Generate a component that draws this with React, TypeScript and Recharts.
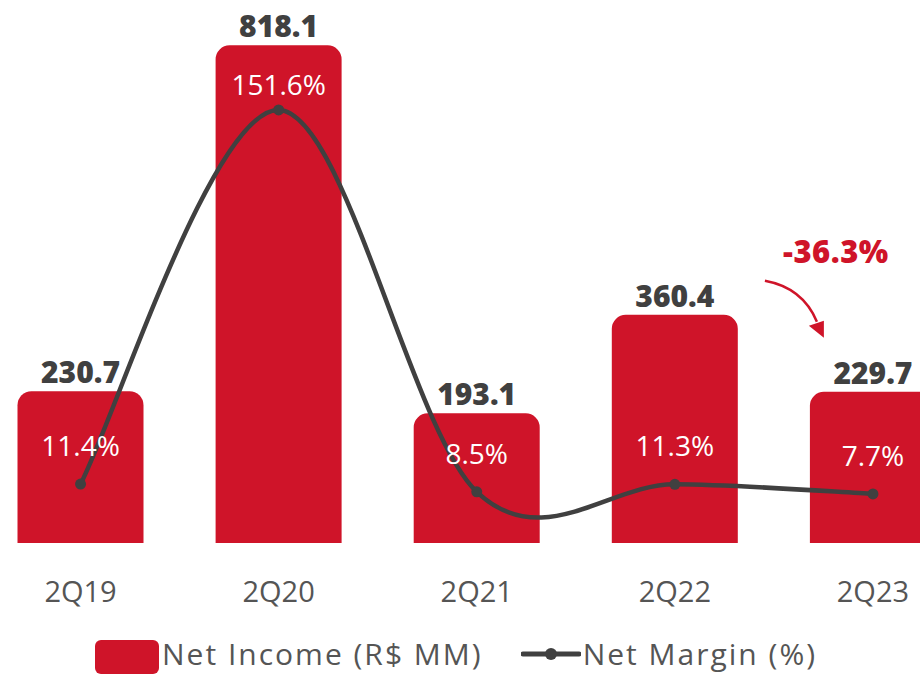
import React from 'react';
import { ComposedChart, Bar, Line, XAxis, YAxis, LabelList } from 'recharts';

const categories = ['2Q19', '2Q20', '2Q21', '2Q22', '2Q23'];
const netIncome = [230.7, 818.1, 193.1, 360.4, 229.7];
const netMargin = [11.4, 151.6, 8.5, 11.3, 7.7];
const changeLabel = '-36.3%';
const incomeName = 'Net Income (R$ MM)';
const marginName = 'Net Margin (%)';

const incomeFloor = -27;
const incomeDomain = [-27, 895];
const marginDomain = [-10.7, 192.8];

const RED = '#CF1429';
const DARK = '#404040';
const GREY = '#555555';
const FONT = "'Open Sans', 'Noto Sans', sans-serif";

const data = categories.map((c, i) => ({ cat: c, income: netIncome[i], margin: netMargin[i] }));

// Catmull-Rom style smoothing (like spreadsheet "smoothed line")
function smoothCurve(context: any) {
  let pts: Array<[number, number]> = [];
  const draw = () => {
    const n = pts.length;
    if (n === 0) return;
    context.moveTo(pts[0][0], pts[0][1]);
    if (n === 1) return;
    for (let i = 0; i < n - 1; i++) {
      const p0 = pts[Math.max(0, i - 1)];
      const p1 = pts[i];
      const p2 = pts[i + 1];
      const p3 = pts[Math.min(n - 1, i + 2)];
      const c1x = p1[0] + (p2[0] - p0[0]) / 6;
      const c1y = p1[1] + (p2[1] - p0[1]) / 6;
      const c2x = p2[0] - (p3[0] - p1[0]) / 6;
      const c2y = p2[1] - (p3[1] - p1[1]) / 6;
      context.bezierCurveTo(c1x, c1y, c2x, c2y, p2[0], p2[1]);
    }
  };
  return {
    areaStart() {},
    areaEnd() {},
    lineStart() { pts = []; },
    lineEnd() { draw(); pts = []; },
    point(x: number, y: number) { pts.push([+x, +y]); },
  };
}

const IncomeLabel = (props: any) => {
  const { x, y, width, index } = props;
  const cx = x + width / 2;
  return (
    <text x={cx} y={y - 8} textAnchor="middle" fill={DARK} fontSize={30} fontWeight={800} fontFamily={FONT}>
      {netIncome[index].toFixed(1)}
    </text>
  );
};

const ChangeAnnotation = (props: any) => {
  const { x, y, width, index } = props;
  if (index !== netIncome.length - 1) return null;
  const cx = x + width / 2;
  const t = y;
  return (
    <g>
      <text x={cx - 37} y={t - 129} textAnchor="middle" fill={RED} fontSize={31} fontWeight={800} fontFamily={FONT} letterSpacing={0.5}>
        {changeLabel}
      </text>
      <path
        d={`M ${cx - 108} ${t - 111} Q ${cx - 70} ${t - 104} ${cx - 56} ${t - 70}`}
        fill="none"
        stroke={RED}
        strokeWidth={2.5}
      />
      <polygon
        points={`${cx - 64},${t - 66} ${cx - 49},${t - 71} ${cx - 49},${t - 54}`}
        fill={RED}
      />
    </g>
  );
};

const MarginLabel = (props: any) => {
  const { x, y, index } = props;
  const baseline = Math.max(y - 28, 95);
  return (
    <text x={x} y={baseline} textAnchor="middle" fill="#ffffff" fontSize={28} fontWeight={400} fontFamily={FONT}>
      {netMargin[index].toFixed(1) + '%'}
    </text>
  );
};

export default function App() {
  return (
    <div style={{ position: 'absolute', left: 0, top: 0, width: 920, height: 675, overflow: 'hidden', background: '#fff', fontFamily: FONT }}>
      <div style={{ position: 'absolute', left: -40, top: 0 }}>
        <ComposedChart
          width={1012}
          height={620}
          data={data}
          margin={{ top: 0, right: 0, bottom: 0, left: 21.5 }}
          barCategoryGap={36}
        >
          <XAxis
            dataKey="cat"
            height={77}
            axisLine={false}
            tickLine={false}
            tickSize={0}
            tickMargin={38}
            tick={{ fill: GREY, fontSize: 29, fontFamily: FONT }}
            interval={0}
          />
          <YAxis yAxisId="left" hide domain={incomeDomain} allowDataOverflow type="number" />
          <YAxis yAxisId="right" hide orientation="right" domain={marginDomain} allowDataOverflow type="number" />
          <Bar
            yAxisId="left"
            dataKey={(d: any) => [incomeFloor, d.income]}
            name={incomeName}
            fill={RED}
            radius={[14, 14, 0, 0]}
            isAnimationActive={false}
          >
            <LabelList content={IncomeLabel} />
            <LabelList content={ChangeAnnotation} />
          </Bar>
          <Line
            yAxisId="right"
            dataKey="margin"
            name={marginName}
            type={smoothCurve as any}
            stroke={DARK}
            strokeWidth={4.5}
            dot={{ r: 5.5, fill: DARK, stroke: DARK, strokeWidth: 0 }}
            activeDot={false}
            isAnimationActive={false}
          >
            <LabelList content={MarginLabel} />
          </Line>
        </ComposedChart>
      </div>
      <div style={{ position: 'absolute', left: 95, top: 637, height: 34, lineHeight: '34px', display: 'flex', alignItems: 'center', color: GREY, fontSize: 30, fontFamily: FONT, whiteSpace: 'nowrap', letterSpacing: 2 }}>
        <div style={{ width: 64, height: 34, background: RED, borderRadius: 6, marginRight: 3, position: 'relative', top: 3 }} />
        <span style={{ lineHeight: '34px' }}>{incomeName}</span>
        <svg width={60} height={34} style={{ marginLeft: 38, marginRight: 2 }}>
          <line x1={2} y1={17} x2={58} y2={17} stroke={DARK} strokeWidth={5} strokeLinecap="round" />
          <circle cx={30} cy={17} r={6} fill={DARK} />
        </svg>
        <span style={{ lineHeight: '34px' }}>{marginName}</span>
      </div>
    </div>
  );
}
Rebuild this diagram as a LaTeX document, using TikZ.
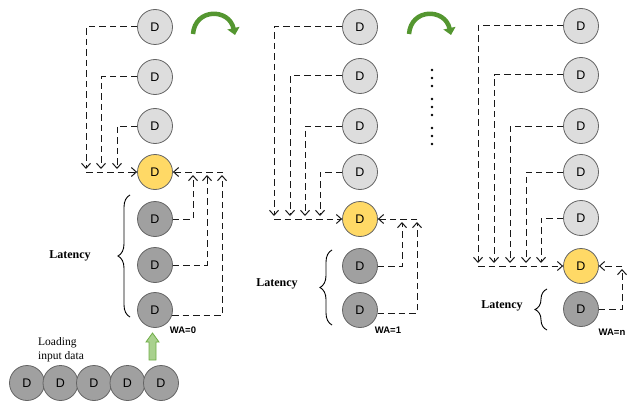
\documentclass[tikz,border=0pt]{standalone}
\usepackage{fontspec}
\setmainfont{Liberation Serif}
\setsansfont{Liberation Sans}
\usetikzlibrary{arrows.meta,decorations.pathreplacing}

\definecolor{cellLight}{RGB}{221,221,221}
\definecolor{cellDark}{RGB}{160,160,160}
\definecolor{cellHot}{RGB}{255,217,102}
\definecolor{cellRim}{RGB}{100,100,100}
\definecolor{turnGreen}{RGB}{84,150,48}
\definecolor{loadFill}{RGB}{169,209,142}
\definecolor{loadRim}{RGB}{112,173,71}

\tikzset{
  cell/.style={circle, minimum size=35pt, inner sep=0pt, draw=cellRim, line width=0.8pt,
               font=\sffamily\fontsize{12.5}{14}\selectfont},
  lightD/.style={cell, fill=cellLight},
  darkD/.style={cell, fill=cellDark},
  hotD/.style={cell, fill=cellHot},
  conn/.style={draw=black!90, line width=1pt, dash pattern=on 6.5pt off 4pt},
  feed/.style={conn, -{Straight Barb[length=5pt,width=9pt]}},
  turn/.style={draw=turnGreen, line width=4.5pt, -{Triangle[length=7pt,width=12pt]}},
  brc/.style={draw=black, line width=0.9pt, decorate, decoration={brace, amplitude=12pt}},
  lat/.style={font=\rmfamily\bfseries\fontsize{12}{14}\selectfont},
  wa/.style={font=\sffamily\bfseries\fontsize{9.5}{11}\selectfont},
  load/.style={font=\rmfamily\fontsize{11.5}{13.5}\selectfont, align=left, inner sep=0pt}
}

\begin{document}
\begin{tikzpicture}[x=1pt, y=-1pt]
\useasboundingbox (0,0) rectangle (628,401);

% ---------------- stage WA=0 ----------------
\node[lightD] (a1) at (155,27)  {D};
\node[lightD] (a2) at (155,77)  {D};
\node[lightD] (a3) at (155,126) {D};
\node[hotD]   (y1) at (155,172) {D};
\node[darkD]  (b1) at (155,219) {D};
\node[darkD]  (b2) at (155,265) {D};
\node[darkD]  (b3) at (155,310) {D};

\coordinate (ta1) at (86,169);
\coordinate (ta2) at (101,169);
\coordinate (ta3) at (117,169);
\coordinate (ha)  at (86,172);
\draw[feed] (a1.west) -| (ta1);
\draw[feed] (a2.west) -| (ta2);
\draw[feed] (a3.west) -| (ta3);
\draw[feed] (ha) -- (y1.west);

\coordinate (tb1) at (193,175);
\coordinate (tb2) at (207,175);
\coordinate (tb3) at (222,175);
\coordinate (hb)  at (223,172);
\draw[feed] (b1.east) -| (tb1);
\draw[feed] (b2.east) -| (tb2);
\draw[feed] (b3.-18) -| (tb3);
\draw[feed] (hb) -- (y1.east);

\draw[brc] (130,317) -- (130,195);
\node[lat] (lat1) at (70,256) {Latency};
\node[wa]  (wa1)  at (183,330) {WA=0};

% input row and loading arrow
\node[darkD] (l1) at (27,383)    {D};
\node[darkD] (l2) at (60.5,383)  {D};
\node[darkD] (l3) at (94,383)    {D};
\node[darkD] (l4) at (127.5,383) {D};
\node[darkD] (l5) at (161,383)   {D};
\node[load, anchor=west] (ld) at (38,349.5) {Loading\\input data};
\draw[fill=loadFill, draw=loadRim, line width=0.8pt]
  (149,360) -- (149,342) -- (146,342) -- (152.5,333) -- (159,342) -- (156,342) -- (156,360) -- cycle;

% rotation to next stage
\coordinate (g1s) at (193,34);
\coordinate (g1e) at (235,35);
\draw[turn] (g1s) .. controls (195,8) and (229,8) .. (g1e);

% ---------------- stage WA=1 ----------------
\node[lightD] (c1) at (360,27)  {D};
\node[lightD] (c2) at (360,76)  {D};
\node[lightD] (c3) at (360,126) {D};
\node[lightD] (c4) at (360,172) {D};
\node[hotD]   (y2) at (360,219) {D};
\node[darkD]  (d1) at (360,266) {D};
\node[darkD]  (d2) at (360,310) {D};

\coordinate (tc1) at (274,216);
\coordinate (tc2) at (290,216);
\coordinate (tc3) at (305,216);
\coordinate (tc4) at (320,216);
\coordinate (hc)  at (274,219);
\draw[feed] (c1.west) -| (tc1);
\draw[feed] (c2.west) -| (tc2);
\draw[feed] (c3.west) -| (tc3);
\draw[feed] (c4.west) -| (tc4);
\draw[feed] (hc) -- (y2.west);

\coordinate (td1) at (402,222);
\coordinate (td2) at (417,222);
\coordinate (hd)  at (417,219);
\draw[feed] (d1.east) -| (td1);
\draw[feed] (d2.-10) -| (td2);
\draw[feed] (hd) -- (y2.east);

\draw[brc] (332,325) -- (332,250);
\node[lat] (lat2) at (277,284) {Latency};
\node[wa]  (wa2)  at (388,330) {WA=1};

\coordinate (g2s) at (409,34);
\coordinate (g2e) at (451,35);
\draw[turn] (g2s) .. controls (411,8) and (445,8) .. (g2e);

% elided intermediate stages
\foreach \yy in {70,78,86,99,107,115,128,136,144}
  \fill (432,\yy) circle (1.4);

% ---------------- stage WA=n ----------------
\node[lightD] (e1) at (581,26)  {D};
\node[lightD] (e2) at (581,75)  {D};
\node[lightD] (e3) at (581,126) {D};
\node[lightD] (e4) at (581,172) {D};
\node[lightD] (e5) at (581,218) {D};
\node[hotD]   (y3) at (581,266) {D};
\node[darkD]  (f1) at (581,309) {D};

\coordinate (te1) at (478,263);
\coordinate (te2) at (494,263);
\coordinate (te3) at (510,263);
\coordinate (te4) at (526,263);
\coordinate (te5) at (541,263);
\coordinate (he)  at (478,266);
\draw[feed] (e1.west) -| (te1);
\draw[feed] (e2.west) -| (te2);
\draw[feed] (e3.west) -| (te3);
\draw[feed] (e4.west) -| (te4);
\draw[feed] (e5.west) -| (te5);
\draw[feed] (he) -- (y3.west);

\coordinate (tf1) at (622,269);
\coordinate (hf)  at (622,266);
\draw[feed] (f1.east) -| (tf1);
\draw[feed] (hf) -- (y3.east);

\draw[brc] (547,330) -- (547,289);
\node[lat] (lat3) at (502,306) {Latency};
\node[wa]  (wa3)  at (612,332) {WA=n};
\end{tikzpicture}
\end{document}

◇ ◇ ◇ ◇ ◇ ◇ ◇

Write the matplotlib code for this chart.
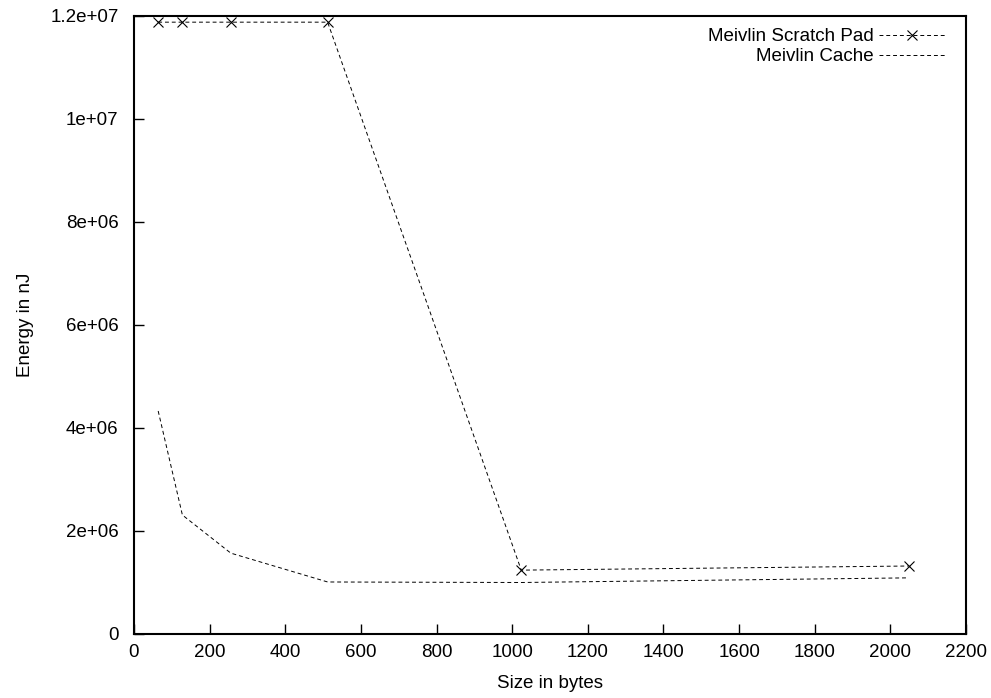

◇ ◇ ◇ ◇ ◇ ◇ ◇

Return exactly the lines from the one with "Rebuild this diagram" to the one with "(ha) -- (y1.west);", both ends kept, and only those. Images are left out.

Rebuild this diagram as a LaTeX document, using TikZ.
\documentclass[tikz,border=0pt]{standalone}
\usepackage{fontspec}
\setmainfont{Liberation Serif}
\setsansfont{Liberation Sans}
\usetikzlibrary{arrows.meta,decorations.pathreplacing}

\definecolor{cellLight}{RGB}{221,221,221}
\definecolor{cellDark}{RGB}{160,160,160}
\definecolor{cellHot}{RGB}{255,217,102}
\definecolor{cellRim}{RGB}{100,100,100}
\definecolor{turnGreen}{RGB}{84,150,48}
\definecolor{loadFill}{RGB}{169,209,142}
\definecolor{loadRim}{RGB}{112,173,71}

\tikzset{
  cell/.style={circle, minimum size=35pt, inner sep=0pt, draw=cellRim, line width=0.8pt,
               font=\sffamily\fontsize{12.5}{14}\selectfont},
  lightD/.style={cell, fill=cellLight},
  darkD/.style={cell, fill=cellDark},
  hotD/.style={cell, fill=cellHot},
  conn/.style={draw=black!90, line width=1pt, dash pattern=on 6.5pt off 4pt},
  feed/.style={conn, -{Straight Barb[length=5pt,width=9pt]}},
  turn/.style={draw=turnGreen, line width=4.5pt, -{Triangle[length=7pt,width=12pt]}},
  brc/.style={draw=black, line width=0.9pt, decorate, decoration={brace, amplitude=12pt}},
  lat/.style={font=\rmfamily\bfseries\fontsize{12}{14}\selectfont},
  wa/.style={font=\sffamily\bfseries\fontsize{9.5}{11}\selectfont},
  load/.style={font=\rmfamily\fontsize{11.5}{13.5}\selectfont, align=left, inner sep=0pt}
}

\begin{document}
\begin{tikzpicture}[x=1pt, y=-1pt]
\useasboundingbox (0,0) rectangle (628,401);

% ---------------- stage WA=0 ----------------
\node[lightD] (a1) at (155,27)  {D};
\node[lightD] (a2) at (155,77)  {D};
\node[lightD] (a3) at (155,126) {D};
\node[hotD]   (y1) at (155,172) {D};
\node[darkD]  (b1) at (155,219) {D};
\node[darkD]  (b2) at (155,265) {D};
\node[darkD]  (b3) at (155,310) {D};

\coordinate (ta1) at (86,169);
\coordinate (ta2) at (101,169);
\coordinate (ta3) at (117,169);
\coordinate (ha)  at (86,172);
\draw[feed] (a1.west) -| (ta1);
\draw[feed] (a2.west) -| (ta2);
\draw[feed] (a3.west) -| (ta3);
\draw[feed] (ha) -- (y1.west);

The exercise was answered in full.